* [STATED EXERCISE] Go through the listing and return every line with "this" in it.

* [RECORDS TO USE]
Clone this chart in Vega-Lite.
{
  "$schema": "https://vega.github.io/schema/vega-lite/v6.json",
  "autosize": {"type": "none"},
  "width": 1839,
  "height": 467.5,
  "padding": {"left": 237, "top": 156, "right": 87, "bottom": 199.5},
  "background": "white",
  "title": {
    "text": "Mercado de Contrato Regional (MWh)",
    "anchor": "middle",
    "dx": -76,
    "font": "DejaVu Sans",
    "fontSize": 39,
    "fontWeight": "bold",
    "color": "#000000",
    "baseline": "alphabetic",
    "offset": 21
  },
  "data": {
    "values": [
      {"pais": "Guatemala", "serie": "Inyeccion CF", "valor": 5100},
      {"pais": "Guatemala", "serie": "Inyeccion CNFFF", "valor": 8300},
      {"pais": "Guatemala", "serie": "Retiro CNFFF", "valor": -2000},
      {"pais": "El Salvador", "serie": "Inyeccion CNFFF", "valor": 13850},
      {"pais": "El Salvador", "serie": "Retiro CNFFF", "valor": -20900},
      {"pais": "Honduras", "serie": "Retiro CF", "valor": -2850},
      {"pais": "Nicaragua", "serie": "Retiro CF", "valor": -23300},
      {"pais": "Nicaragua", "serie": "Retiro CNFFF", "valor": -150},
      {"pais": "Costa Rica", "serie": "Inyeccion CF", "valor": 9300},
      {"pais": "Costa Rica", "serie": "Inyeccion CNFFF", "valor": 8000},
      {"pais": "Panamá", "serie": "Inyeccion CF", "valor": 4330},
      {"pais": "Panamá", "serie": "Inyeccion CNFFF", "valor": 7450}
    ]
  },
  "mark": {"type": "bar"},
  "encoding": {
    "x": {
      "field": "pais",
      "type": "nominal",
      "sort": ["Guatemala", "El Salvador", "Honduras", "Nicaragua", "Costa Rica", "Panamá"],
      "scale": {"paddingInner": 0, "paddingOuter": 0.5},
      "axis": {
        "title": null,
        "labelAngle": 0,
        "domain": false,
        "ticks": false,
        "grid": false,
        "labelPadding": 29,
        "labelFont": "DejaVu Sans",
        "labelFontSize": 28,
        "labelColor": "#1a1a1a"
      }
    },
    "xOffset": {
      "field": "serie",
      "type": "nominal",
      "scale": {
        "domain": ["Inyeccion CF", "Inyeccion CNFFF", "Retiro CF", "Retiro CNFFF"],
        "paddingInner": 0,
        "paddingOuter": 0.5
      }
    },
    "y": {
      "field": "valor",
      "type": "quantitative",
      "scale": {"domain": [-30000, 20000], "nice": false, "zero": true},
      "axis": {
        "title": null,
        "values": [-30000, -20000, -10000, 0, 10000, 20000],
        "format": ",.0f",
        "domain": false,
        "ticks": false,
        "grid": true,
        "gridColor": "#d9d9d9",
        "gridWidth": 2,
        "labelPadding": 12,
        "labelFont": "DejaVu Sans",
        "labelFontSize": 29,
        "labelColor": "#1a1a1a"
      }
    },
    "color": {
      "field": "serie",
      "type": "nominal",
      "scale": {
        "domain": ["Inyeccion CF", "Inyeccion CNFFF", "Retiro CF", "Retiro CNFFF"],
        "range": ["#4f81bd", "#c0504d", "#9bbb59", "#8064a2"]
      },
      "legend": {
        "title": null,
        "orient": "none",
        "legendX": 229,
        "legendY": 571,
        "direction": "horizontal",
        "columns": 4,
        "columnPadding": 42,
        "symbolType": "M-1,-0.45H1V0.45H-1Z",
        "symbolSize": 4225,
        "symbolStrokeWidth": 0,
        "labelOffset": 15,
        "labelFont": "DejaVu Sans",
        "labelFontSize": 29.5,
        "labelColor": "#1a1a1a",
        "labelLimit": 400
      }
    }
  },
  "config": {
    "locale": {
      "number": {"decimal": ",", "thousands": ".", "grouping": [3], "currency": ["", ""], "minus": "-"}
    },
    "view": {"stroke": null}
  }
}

---

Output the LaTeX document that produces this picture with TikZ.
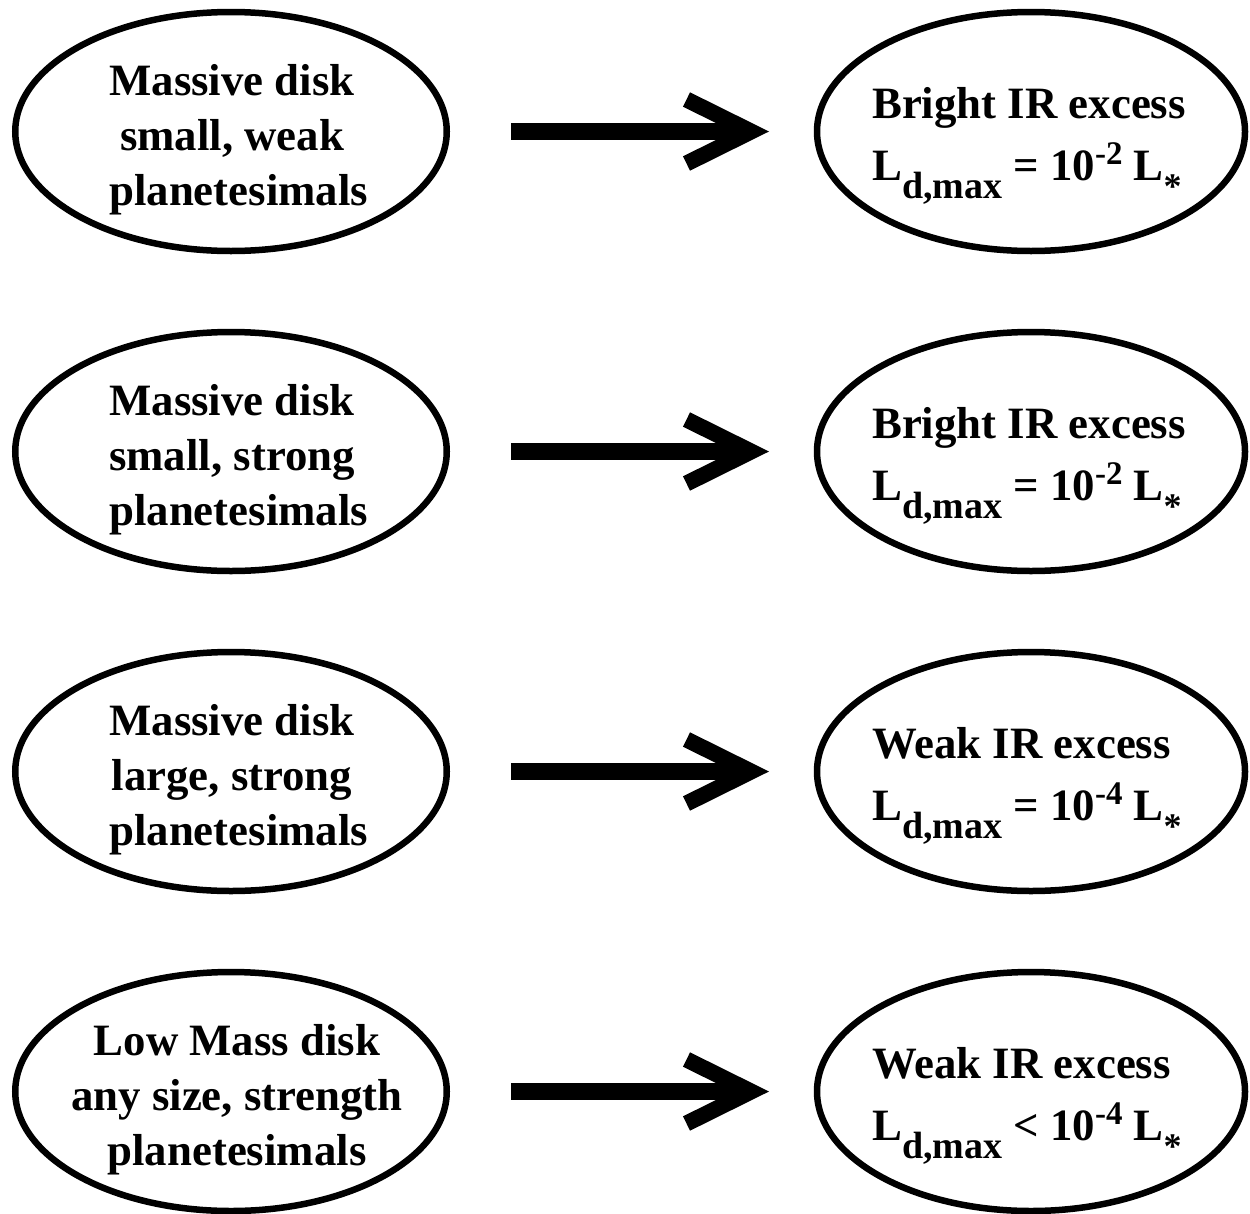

==

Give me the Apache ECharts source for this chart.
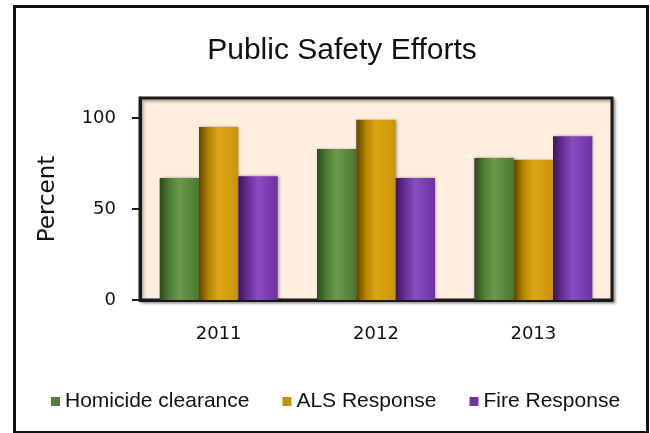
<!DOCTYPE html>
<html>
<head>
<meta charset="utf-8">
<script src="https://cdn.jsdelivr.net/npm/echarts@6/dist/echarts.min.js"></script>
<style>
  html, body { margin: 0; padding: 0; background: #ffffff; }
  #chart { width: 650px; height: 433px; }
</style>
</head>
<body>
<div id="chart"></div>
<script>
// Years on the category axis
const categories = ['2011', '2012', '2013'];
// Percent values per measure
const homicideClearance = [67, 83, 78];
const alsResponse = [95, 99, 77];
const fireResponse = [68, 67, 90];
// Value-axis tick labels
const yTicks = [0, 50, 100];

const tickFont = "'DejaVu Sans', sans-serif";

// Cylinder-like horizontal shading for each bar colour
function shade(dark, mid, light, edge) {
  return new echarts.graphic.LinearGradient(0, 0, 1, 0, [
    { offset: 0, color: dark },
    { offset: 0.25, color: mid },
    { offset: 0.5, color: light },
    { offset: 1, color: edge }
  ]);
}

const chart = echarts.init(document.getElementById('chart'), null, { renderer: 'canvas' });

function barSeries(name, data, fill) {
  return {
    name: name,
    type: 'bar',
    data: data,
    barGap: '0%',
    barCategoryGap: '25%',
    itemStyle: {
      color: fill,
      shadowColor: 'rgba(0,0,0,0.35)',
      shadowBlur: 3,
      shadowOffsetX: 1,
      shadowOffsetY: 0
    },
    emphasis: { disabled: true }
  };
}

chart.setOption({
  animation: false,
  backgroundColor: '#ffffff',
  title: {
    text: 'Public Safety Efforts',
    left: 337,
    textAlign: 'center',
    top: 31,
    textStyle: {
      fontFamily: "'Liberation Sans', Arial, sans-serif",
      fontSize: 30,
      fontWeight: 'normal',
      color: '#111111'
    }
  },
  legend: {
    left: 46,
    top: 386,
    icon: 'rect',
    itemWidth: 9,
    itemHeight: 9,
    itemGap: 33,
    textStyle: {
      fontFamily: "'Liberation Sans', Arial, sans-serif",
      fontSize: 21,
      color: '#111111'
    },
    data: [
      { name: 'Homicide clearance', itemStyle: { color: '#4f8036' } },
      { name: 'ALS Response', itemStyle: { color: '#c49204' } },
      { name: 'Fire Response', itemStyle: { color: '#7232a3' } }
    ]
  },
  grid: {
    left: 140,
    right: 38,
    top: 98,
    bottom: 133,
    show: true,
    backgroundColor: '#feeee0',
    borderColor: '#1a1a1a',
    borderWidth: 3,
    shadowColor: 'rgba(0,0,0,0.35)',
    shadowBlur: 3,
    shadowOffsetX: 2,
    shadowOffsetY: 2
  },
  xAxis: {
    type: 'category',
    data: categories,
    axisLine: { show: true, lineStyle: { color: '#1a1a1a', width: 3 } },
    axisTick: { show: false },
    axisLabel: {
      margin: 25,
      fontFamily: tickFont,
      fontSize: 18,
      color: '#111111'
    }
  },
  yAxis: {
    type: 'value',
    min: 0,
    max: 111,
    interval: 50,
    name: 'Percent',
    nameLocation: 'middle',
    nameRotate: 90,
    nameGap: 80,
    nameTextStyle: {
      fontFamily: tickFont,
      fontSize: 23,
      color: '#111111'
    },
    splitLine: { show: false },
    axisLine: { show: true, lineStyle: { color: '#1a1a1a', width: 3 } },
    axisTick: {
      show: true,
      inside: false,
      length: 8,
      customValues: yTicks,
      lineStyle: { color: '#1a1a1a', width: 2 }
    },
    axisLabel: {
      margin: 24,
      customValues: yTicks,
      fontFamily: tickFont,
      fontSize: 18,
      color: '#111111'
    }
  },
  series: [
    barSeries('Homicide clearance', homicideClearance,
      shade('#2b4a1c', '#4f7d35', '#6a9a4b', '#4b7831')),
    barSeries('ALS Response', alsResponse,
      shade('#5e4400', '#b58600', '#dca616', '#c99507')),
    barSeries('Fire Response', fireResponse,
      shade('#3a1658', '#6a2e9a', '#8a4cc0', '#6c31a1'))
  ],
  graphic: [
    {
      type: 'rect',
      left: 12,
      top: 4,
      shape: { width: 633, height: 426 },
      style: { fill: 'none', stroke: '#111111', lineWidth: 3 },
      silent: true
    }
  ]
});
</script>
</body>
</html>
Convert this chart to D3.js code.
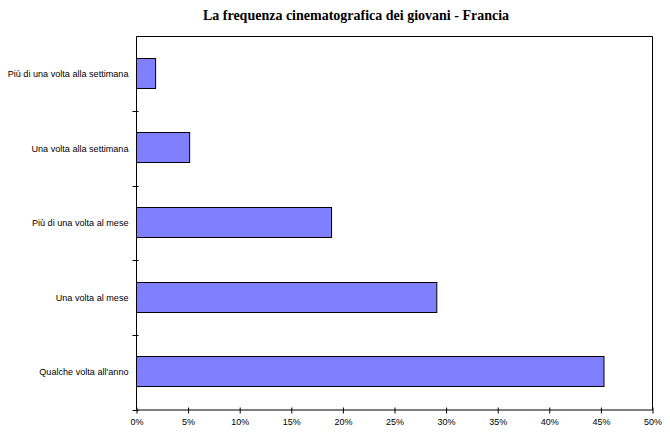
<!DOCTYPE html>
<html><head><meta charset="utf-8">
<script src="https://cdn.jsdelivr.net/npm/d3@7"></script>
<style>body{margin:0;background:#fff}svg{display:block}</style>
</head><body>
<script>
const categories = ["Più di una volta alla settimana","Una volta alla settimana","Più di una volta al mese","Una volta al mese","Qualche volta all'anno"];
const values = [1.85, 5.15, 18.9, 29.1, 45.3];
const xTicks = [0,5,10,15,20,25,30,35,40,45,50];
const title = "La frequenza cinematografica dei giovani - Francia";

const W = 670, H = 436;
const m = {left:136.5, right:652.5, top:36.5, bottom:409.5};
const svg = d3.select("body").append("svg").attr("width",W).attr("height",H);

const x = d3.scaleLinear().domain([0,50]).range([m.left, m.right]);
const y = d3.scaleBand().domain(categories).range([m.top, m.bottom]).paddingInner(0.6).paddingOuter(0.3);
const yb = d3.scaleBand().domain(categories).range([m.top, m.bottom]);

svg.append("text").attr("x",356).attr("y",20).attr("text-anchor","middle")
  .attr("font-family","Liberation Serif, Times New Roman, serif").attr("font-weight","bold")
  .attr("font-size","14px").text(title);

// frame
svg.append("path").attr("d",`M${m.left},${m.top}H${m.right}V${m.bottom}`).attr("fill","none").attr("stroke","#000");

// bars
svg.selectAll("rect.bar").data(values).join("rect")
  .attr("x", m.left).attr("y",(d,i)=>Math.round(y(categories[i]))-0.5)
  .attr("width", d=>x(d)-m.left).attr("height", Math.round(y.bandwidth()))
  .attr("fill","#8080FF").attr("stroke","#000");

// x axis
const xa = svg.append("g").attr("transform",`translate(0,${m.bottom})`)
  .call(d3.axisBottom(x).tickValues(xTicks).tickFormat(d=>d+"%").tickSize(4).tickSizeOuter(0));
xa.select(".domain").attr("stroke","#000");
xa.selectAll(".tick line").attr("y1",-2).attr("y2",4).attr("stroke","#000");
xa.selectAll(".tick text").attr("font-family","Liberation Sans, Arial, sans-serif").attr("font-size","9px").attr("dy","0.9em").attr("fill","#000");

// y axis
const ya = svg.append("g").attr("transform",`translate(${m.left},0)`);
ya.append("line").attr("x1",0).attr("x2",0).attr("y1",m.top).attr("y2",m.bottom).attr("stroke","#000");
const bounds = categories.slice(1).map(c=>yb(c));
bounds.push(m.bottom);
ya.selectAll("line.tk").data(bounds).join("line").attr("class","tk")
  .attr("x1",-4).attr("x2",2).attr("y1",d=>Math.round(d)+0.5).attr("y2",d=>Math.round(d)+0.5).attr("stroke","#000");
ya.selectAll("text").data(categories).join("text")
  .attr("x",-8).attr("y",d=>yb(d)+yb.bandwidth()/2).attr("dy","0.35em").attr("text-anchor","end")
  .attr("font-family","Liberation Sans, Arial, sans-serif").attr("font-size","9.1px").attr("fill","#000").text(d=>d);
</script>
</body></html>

* [EXERCISE SOLUTION]
Clone this chart in Vega-Lite.
Output the LaTeX document that produces this picture with TikZ.
Give me the Apache ECharts source for this chart.
Convert this chart to D3.js code.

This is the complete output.